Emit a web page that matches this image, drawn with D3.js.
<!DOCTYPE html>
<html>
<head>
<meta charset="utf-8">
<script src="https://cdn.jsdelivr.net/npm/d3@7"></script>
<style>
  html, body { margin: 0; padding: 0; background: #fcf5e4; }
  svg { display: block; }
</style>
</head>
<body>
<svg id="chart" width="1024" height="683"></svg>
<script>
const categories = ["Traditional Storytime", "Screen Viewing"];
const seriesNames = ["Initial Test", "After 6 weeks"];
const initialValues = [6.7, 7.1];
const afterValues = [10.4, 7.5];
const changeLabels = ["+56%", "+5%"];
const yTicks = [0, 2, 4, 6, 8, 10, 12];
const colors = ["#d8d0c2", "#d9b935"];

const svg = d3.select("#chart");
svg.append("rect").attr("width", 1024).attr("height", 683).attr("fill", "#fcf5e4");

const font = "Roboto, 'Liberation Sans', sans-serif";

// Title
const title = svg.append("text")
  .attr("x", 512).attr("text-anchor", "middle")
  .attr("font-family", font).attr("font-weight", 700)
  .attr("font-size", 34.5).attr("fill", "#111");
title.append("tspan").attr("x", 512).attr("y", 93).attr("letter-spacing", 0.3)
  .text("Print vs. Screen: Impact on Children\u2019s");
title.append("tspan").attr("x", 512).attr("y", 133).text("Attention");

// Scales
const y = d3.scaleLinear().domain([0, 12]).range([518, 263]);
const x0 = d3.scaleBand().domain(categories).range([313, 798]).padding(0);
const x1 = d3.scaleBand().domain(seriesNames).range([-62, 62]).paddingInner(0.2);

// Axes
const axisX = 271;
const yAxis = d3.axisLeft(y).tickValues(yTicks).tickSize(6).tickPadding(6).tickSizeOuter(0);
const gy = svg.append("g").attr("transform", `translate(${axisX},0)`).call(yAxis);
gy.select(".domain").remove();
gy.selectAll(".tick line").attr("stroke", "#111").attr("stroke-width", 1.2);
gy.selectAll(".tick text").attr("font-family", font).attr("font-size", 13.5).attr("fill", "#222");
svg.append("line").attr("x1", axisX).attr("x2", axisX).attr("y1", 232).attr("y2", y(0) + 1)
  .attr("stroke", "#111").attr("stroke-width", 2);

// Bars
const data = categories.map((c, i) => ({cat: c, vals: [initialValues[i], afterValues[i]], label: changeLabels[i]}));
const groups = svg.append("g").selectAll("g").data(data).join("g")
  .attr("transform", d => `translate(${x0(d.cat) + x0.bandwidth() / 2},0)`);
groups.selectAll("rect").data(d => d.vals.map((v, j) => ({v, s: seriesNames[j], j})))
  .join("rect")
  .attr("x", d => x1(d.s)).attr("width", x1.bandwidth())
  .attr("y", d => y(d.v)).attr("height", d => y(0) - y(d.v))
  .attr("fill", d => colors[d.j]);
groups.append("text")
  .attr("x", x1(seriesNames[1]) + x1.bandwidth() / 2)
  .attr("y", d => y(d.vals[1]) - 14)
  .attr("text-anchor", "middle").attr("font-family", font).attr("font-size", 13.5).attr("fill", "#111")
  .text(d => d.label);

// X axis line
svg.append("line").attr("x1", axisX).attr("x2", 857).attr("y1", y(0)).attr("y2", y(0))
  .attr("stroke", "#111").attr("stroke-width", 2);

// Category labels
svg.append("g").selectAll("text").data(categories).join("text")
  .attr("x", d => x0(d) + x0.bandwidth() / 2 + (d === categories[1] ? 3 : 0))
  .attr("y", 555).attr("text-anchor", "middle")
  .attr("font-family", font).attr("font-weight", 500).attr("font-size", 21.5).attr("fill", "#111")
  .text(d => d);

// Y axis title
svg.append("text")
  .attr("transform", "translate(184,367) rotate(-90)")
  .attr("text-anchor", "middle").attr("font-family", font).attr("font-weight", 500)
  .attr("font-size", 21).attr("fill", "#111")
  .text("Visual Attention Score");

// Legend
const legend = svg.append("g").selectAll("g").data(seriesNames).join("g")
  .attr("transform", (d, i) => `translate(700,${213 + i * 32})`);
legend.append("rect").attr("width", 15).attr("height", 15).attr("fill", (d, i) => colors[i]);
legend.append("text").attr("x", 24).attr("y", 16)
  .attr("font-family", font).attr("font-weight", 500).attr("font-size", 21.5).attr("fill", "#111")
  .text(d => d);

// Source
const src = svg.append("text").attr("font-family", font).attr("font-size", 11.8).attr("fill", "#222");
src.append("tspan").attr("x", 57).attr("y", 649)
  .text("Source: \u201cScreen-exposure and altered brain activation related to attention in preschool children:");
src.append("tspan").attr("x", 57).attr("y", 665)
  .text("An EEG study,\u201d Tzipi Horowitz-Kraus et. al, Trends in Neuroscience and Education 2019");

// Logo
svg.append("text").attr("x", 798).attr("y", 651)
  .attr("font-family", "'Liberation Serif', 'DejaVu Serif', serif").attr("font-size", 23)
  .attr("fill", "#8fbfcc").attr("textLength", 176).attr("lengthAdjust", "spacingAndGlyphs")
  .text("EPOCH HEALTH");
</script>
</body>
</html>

...

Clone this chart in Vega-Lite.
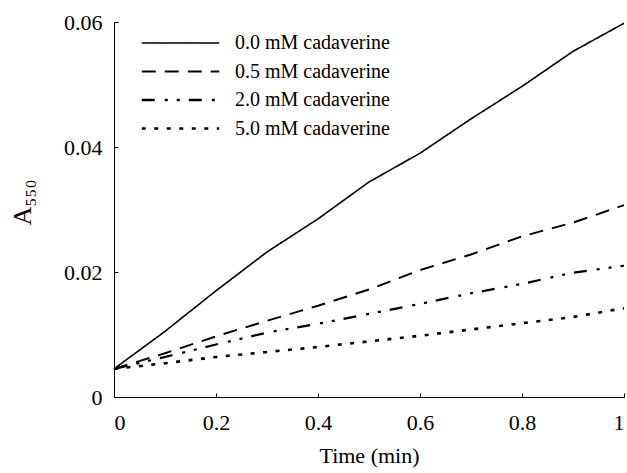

▶ [Short problem] Where a line of the material above holds the string "this", copy that line.

▶ [Expected answer]
Emit a web page that matches this image, drawn with D3.js.
Clone this chart in Vega-Lite.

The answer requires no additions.